5. Atlas Sound - Logos (Kranky)

Can we all agree that Bradford Cox is a genius? Though the quality of his prolific output may wane from time to time, he's no slacker when it comes to a transcendent melody or a big hook. He knows precisely how to give it the support it deserves. That, I believe, is one of is gifts. There are a lot of reasons why I'm a fan of this album. It's got a wicked (theologically suggestive) title; its got a pair of incredible collaborations ("Walkabout" ft. Noah Lennox, and "Quick Canal" ft. Lætitia Sadier) that showcase his guests without compromising his style or sound; it's introspective ("Attic Lights") and hopelessly romantic ("Sheila") without being sentimental or solipsistic. Bradford Cox; just watch him go!

Listen: Quick Canal

4. Grizzly Bear - Veckatimest (Warp)

Here's something that spans that generational gap between hipster kids and their parents. To older ears it sounds classic and inoffensive (all that crooning!), but Veckatimest is strange and catchy enough to make you wonder how they do it. Group vocals may be on their way out, but as long as Grizzly Bear is still writing such fantastic songs, the naysayers will have to allow for exceptions like "Two Weeks" or "While You Wait For the Others." A lot of people have called this a letdown, but I don't really know where else they could have gone after 2006's Yellow House. This is Grizzly Bear at the top of their game; crossing over was inevitable, but I'm still dreading the day that I walk into Starbucks and hear these boys from Brooklyn pumping on the stereo.

Listen: Two Weeks

3. Dirty Projectors - Bitte Orca (Domino)

It's nice being validated. When this leaked back in the first days of summer, I was engrossed by this album, sure that I'd never heard anything like it before, certain that this was going to be huge; and it was. It's hard not to sound like a prick, so I'll stop praising foresight. I'm usually wrong, anyhow. Their fantastic live performance (opening for TV on the Radio) confirmed for me that these guys are exceptionally talented; I mean, I wasn't sure how some of these songs (like "Bitte Orca" or "Stillness is the Move") would translate into a live performance, but they did and halfway through the latter, I could sense a change in the audience: suddenly, everyone was mesmerized, helplessly locked into the incredible vocal performance, the fantastic urban groove of "Stillness is the Move" (second only to Animal Collective's "My Girls" as the pop single of the year). As I've said, this is a great experimental pop record, weaving together Afro-beat, jazz, hip-hop, folk --but it also rocks hard. The opening track, "Canibal Resource" features a completely unexpected set of female vocalists who instantly throw off this track's momentous guitar hook. This battle between angelic harmonies and the scattered crunch of David Longstreth's unique compositions frames the entire album, making it an album that's impossible to shake.

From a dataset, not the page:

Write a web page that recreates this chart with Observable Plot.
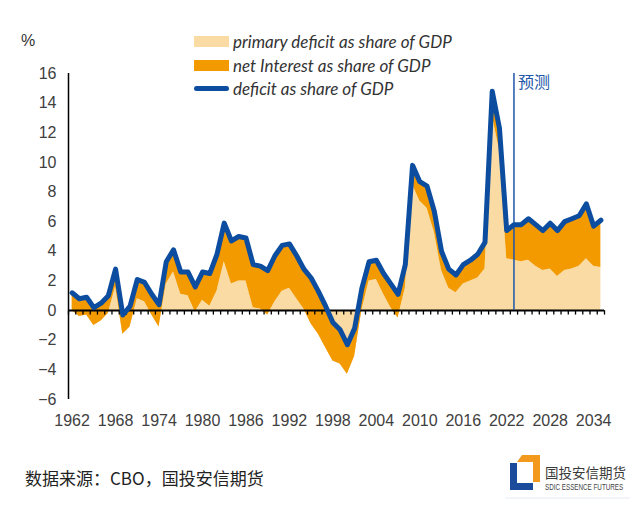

Listen: Stillness Is The Move

2. Micachu and the Shapes - Jewellery (Rough Trade)

Hard to believe Mica Levi was only 21 years old when this came out. There's not a single dud here. No misguided melodrama, no existential angst. Every track is instantly catchy and creative, full of young energy that refuses to settle down. Equally refreshing is how the androgynously voiced Levi resists taking herself too seriously. She doesn't tone down her cockney. She doesn't just use a vacuum and pretend it's a studio trick, she actually sings about it. She's open and in touch with her feelings, but it's not the sort of self-involved seriousness you get from most young artists. She can sing about relationship and breakups with honesty and a sense of humour "Think I've made a massive mistake. . . . And I put your things all over the floor, if I jump from my bed I could smash it all," she sings on "Floor." The following song, the tongue-in-cheek, paranoid "Just in Case" features one of my favourite lines from the record: "And I won't have sex 'cause of STDs." But it's "Turn Me Well," the song with "the vacuum now turned on" that I've grown the most attached to. It's a cathartic break-up song ("You squeezed my heart so tight tonight. You must return it before you leave"), but Levi is aware of here emotional neediness. "Wrong" is a close second: a good sample of Levi's uncertainty about her relationships that's just as musically all over the place as anything else on this record with it's off-kilter synths, heavy chorus and prominent cow-bell. This was an album I couldn't stop blabbing about, an album I thought everyone should hear; months later, I still feel just as passionate about it.

Listen: Turn Me Well

1. Wild Beasts - Two Dancers (Domino)

England's Wild Beasts top a list dominated by artists from the UK. Like Micachu and the Dirty Projectors, Wild Beasts possess a sound and a style that is uniquely theirs; and they've managed to write some of the years best songs, while crafting a cohesive album that demands repeated listens. A major critique leveled at the band's last debut, besides its patchiness, is that it often seems to fall back on the eccentricity of vocalist Hayden Thorpe's falsetto. Two Dancers, however, shows a band with depth, still just as willing to prop up the seedy corners of modern life for anyone who dares to listen. As with Limbo, Panto, vocal duties are evenly shared among Thorpe and the velvet-voiced Chris Talbot. "All the King's Men" incorporates both voices to great effect. Thorpe and Talbot are the "boys who'll drape you in jewels, cut off your hair, and through out your shoes," finding themselves caught somewhere between fairy tale romance and misogyny. Underwritten by a tight bassline and a bouncy beat, "This is Our Lot" is about a dancing pair "quiffed and cropped" holding "each other up heavy with hops". It's a tightly wound pop song; the kind you could imagine Radiohead pulling off if they allowed themselves to be a bit more straightforward. "The Fun Powder Plot" is another good example of the band's now signature lyrical twists: "This is a booty call - my boot up your asshole." The poppier turns of Two Dancers are well suited to the album's duality, all the while poking fun at the fine line between desire and disgust. Like many great artists before them, England's Wild Beasts taunt us with the ambiguities we'd like to ignore and they do it in the most captivating way.